### EXERCISE PROMPT:
Copy all lines that contain the word "this".

### EXTRACTED RECORDS:
──────────
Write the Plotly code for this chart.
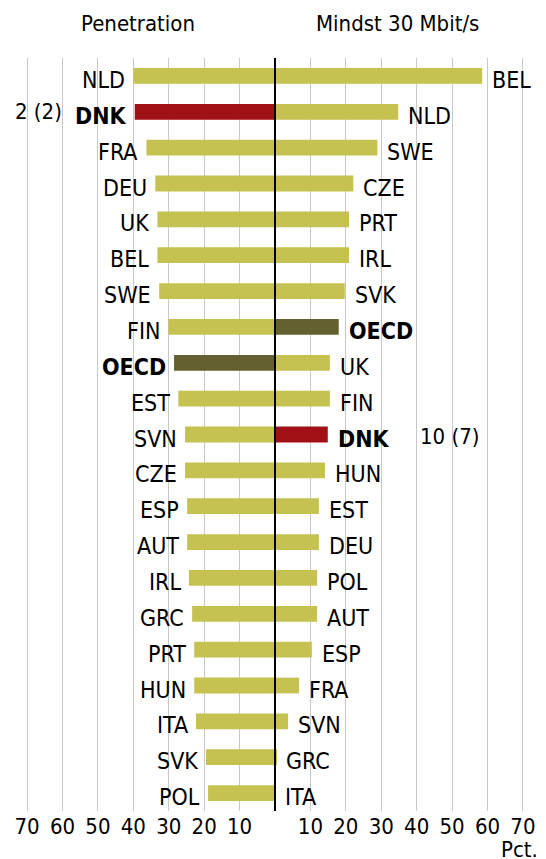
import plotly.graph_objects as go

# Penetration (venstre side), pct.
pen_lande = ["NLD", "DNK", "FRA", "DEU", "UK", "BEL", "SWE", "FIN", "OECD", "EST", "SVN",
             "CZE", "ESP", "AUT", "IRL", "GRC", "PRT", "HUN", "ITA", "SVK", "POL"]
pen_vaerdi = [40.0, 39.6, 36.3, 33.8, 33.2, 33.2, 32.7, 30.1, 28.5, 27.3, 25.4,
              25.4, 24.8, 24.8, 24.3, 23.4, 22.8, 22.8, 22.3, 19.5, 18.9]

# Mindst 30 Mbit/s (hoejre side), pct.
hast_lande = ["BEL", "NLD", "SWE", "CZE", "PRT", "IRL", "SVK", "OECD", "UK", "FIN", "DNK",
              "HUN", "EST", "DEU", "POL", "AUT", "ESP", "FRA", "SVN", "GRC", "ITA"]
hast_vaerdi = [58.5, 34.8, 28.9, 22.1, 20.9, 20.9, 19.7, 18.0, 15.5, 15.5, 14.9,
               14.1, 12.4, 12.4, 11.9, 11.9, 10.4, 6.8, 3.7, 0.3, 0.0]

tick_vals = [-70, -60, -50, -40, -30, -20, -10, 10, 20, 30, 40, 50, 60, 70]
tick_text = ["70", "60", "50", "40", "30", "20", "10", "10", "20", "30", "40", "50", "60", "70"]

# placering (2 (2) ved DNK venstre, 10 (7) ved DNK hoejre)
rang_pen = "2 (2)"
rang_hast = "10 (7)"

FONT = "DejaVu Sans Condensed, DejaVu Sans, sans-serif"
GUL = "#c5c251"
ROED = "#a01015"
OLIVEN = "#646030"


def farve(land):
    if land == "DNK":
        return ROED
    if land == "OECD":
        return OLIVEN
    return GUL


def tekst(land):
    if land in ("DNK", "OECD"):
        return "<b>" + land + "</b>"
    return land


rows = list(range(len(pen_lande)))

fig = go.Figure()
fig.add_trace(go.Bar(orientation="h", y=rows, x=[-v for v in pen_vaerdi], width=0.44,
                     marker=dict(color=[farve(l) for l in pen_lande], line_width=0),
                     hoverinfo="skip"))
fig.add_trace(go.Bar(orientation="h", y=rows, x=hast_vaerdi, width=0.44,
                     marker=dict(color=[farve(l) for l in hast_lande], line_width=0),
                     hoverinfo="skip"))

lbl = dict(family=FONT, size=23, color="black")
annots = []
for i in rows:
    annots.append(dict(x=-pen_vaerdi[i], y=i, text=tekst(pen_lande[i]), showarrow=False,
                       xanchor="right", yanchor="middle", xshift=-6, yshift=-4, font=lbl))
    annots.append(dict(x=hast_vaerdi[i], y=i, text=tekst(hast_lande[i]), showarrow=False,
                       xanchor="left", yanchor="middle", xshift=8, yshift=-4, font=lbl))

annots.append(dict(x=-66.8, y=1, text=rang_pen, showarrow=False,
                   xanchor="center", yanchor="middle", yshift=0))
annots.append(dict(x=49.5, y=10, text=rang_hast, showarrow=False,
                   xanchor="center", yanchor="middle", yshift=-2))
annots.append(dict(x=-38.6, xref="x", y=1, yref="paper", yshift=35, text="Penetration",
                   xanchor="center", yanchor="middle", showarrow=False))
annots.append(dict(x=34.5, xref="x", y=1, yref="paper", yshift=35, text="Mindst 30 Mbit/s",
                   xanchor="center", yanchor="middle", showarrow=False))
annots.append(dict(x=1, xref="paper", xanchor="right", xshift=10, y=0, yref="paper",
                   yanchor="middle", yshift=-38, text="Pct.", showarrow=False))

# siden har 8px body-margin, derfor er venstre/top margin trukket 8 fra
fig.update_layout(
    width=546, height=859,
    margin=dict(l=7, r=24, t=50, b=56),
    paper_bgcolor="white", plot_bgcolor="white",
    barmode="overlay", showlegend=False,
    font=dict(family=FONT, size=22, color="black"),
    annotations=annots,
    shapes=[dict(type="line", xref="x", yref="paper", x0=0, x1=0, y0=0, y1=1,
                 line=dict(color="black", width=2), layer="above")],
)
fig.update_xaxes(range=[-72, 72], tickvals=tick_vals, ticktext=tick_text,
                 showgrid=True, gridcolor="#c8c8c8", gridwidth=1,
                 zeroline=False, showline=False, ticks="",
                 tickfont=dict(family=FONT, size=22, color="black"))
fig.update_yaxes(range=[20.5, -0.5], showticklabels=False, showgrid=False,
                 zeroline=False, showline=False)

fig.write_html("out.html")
──────────
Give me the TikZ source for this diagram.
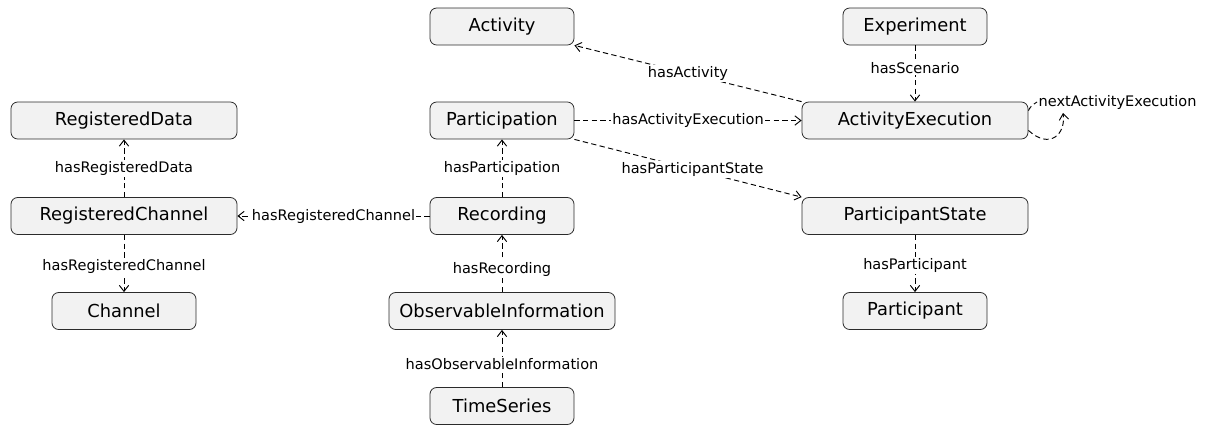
──────────
### ANSWER:
Write the Plotly code for this chart.
Give me the TikZ source for this diagram.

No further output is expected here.